Gotchas¶
Below is a list (which is being continuously expanded) on things which may “get
you” at one point or another. We’ve done our best to try and make
django-twilio as easy to use as possible, but sometimes problems are
unavoidable!
Help! I Get HTTP 403 Forbidden¶
There are two common problems that cause django-twilio to return HTTP 403
errors in your views:
Forgery Protection¶
django-twilio has built in forgery protection in some decorators
to help verify that requests made to any of your Twilio views actually
originate from Twilio.
We do this by analyzing HTTP requests sent to your views and comparing a special cryptographic hash. This way, attackers are not able to simply POST data to your views and waste your Twilio resources. Attacks of this nature can be expensive and troublesome.
In the event that HTTP requests to your views are determined to be forged,
django-twilio will return an HTTP 403 (forbidden) response.

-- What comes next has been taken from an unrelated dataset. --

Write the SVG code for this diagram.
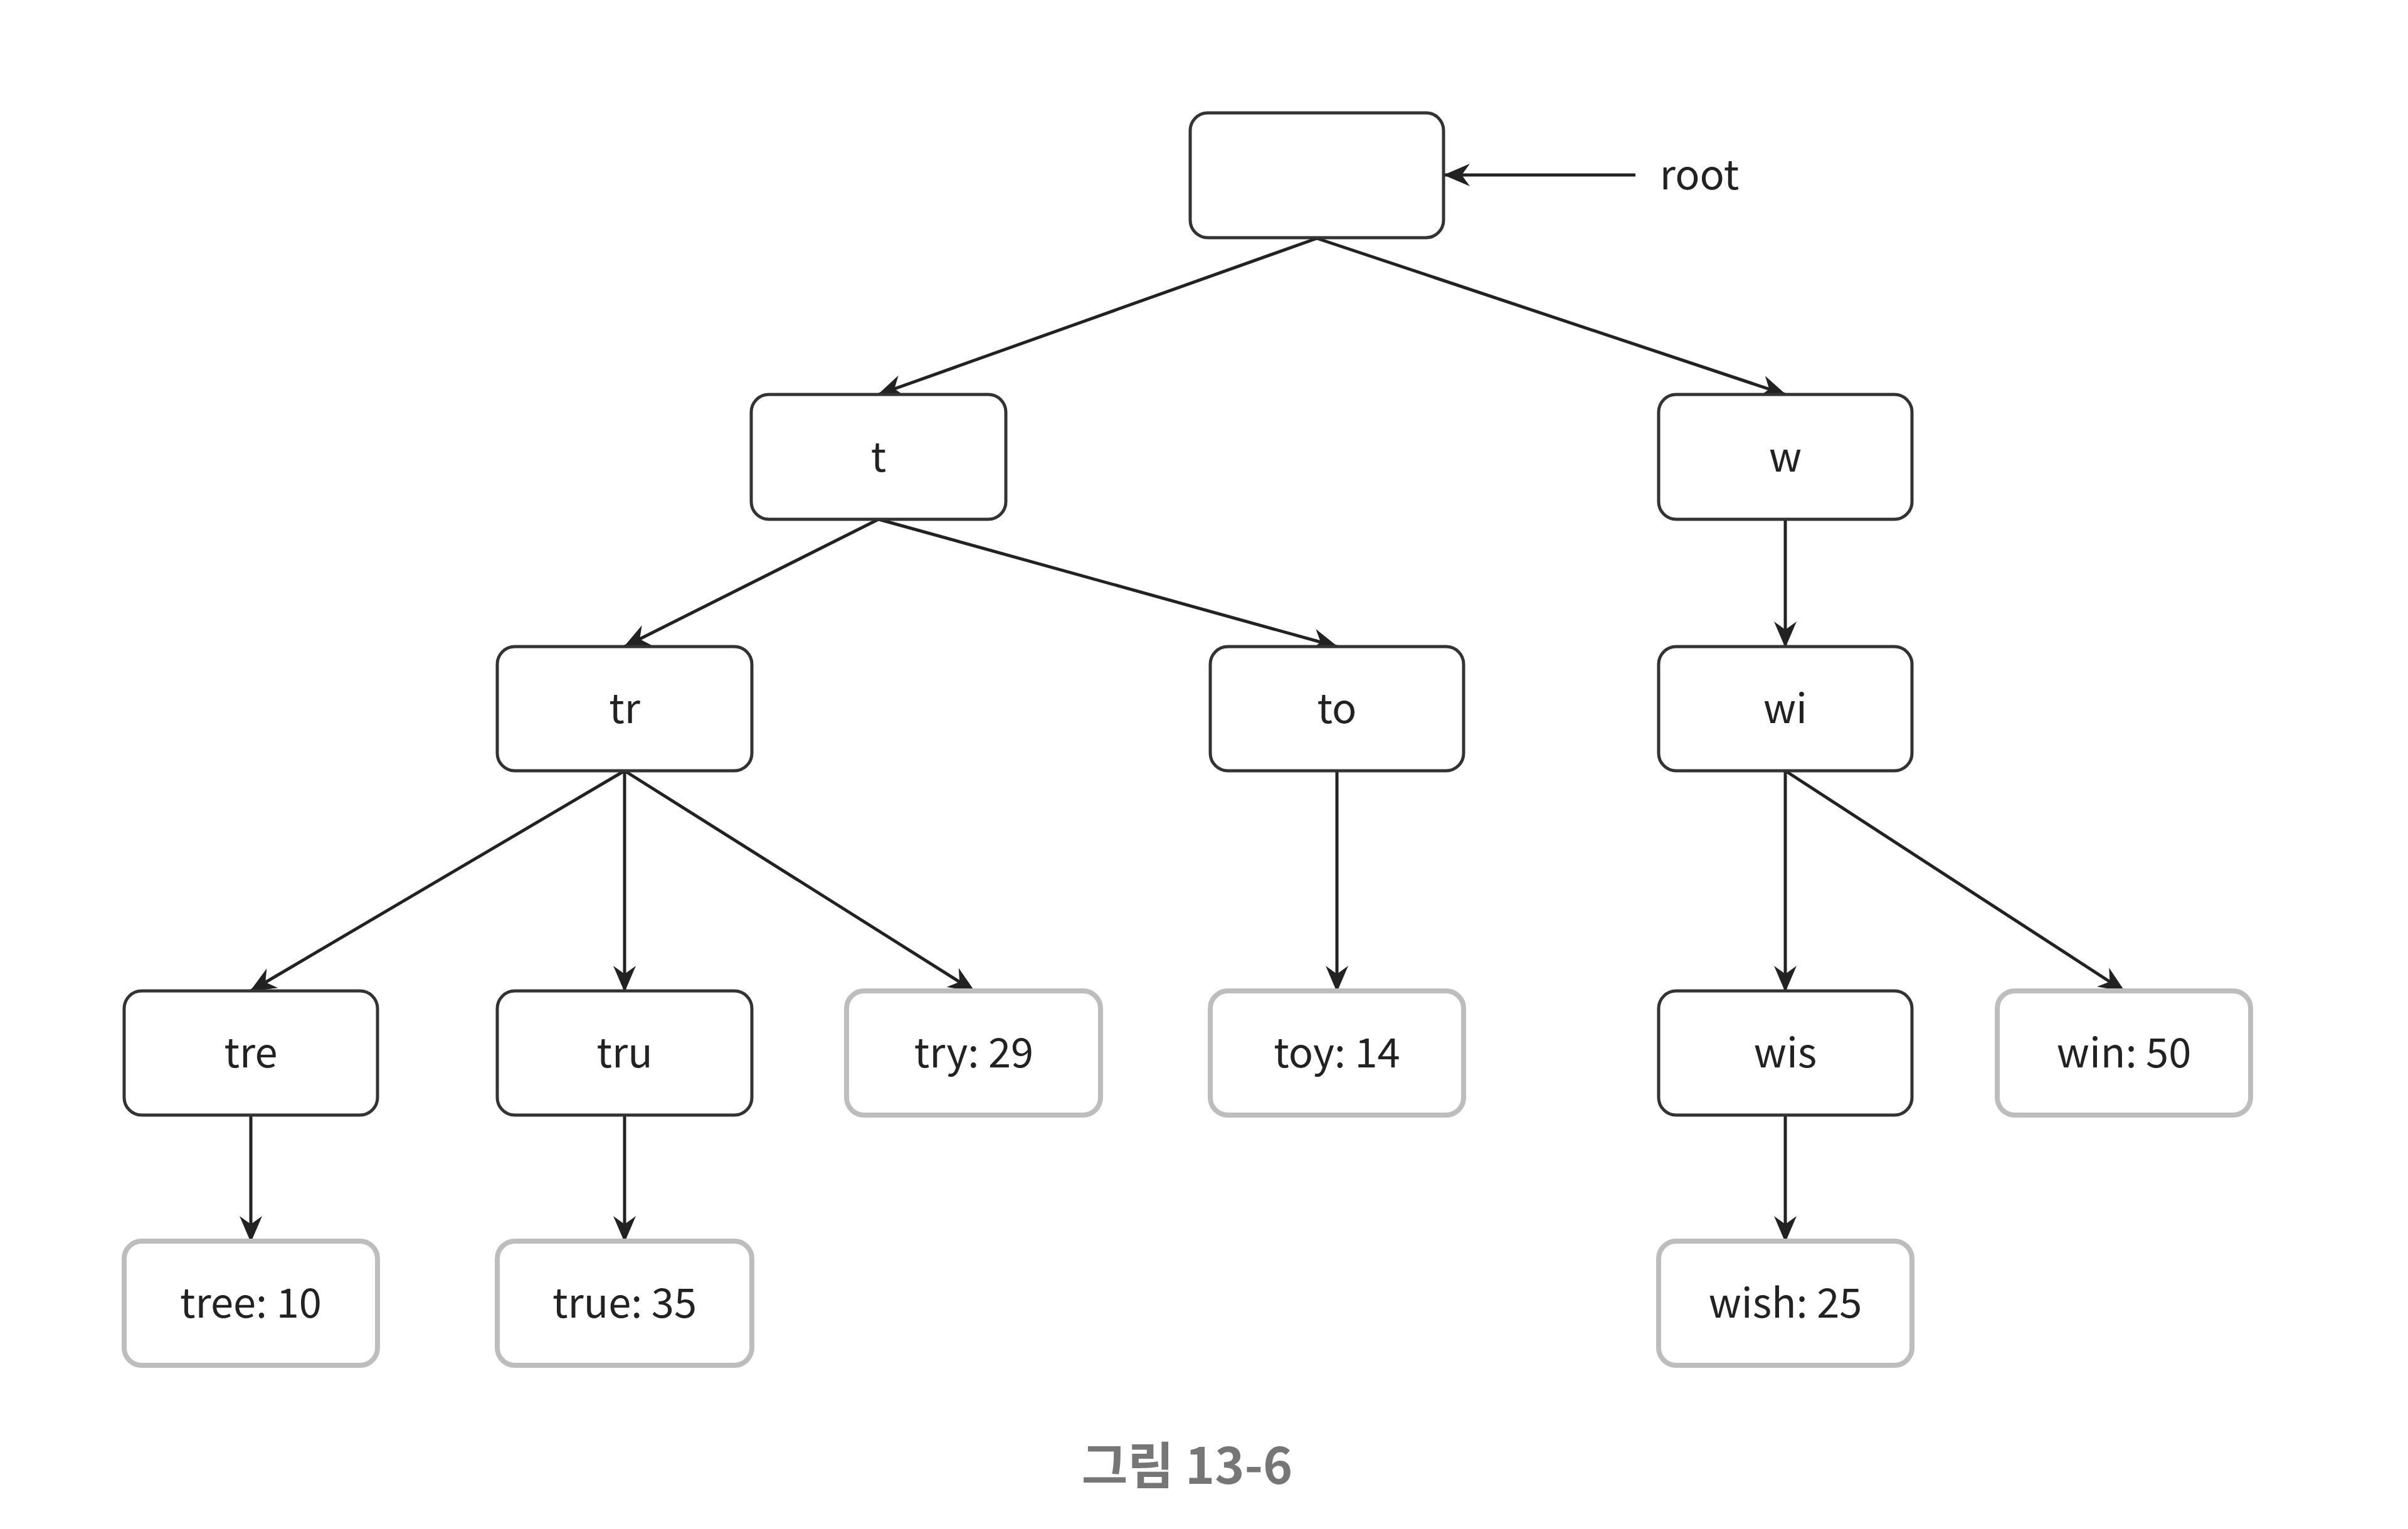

Because of the way this forgery protection works, you’ll get HTTP 403 errors
when hitting django-twilio views if you test them yourself and you have
settings.DEBUG = False. If you’d like to test your views, be sure to do so
with Django’s DEBUG setting ON.
Missing Settings¶
django-twilio requires that you specify the variables
TWILIO_ACCOUNT_SID and TWILIO_AUTH_TOKEN, either as environment
variables, or in your site’s settings module. These are used to verify the
legitimacy of HTTP requests to your Twilio views, and to instantiate the
twilio.rest.Client.
If these variables are missing, django-twilio will raise HTTP 403
(forbidden) errors, because it is unable to determine whether or not the HTTP
request originated from Twilio.
To fix this, simply set these environment variables or add them to your settings variables.